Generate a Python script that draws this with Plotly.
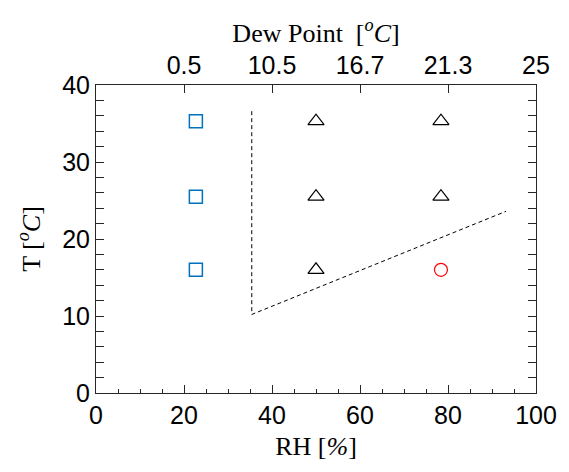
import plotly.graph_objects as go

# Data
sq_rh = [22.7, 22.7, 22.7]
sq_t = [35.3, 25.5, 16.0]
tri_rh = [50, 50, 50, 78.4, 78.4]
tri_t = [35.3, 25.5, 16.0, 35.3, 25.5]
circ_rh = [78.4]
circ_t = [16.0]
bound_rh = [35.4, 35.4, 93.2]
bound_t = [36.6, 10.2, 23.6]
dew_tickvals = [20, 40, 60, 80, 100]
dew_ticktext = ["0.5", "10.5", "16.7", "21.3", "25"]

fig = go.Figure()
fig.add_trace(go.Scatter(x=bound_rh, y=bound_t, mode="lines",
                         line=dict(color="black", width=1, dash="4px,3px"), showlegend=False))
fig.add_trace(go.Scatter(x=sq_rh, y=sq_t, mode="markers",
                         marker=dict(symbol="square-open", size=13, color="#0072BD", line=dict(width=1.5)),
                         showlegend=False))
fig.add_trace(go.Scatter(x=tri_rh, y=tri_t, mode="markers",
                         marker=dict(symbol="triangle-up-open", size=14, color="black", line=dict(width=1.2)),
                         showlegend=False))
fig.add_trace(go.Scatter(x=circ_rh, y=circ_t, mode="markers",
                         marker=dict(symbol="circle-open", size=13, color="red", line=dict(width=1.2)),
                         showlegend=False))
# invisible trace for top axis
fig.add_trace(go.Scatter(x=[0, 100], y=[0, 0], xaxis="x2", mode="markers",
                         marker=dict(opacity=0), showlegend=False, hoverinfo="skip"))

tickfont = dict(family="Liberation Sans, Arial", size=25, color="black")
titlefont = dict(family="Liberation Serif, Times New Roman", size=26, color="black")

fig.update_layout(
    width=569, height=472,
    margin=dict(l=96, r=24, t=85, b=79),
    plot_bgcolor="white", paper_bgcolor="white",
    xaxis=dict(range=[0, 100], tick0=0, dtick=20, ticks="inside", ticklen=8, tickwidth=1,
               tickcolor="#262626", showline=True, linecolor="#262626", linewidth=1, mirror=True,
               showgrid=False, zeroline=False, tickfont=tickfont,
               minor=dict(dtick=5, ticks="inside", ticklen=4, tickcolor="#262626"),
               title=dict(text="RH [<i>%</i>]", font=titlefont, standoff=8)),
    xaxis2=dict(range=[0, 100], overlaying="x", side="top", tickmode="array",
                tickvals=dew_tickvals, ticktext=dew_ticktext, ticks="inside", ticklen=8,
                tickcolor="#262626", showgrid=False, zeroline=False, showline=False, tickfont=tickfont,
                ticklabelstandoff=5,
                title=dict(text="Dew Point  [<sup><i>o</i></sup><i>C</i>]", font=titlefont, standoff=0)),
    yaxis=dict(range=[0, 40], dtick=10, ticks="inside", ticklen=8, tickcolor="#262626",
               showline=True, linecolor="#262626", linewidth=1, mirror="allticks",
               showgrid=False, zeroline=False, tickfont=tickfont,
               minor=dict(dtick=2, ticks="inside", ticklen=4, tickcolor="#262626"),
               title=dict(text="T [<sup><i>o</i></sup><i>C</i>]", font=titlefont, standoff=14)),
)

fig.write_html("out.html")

──────

# [Written instruction]
Word for word, quote the full listing, omitting every picture.

# [Exercise answer]
Generate a Python script that draws this with Plotly.
import plotly.graph_objects as go

# Data
sq_rh = [22.7, 22.7, 22.7]
sq_t = [35.3, 25.5, 16.0]
tri_rh = [50, 50, 50, 78.4, 78.4]
tri_t = [35.3, 25.5, 16.0, 35.3, 25.5]
circ_rh = [78.4]
circ_t = [16.0]
bound_rh = [35.4, 35.4, 93.2]
bound_t = [36.6, 10.2, 23.6]
dew_tickvals = [20, 40, 60, 80, 100]
dew_ticktext = ["0.5", "10.5", "16.7", "21.3", "25"]

fig = go.Figure()
fig.add_trace(go.Scatter(x=bound_rh, y=bound_t, mode="lines",
                         line=dict(color="black", width=1, dash="4px,3px"), showlegend=False))
fig.add_trace(go.Scatter(x=sq_rh, y=sq_t, mode="markers",
                         marker=dict(symbol="square-open", size=13, color="#0072BD", line=dict(width=1.5)),
                         showlegend=False))
fig.add_trace(go.Scatter(x=tri_rh, y=tri_t, mode="markers",
                         marker=dict(symbol="triangle-up-open", size=14, color="black", line=dict(width=1.2)),
                         showlegend=False))
fig.add_trace(go.Scatter(x=circ_rh, y=circ_t, mode="markers",
                         marker=dict(symbol="circle-open", size=13, color="red", line=dict(width=1.2)),
                         showlegend=False))
# invisible trace for top axis
fig.add_trace(go.Scatter(x=[0, 100], y=[0, 0], xaxis="x2", mode="markers",
                         marker=dict(opacity=0), showlegend=False, hoverinfo="skip"))

tickfont = dict(family="Liberation Sans, Arial", size=25, color="black")
titlefont = dict(family="Liberation Serif, Times New Roman", size=26, color="black")

fig.update_layout(
    width=569, height=472,
    margin=dict(l=96, r=24, t=85, b=79),
    plot_bgcolor="white", paper_bgcolor="white",
    xaxis=dict(range=[0, 100], tick0=0, dtick=20, ticks="inside", ticklen=8, tickwidth=1,
               tickcolor="#262626", showline=True, linecolor="#262626", linewidth=1, mirror=True,
               showgrid=False, zeroline=False, tickfont=tickfont,
               minor=dict(dtick=5, ticks="inside", ticklen=4, tickcolor="#262626"),
               title=dict(text="RH [<i>%</i>]", font=titlefont, standoff=8)),
    xaxis2=dict(range=[0, 100], overlaying="x", side="top", tickmode="array",
                tickvals=dew_tickvals, ticktext=dew_ticktext, ticks="inside", ticklen=8,
                tickcolor="#262626", showgrid=False, zeroline=False, showline=False, tickfont=tickfont,
                ticklabelstandoff=5,
                title=dict(text="Dew Point  [<sup><i>o</i></sup><i>C</i>]", font=titlefont, standoff=0)),
    yaxis=dict(range=[0, 40], dtick=10, ticks="inside", ticklen=8, tickcolor="#262626",
               showline=True, linecolor="#262626", linewidth=1, mirror="allticks",
               showgrid=False, zeroline=False, tickfont=tickfont,
               minor=dict(dtick=2, ticks="inside", ticklen=4, tickcolor="#262626"),
               title=dict(text="T [<sup><i>o</i></sup><i>C</i>]", font=titlefont, standoff=14)),
)

fig.write_html("out.html")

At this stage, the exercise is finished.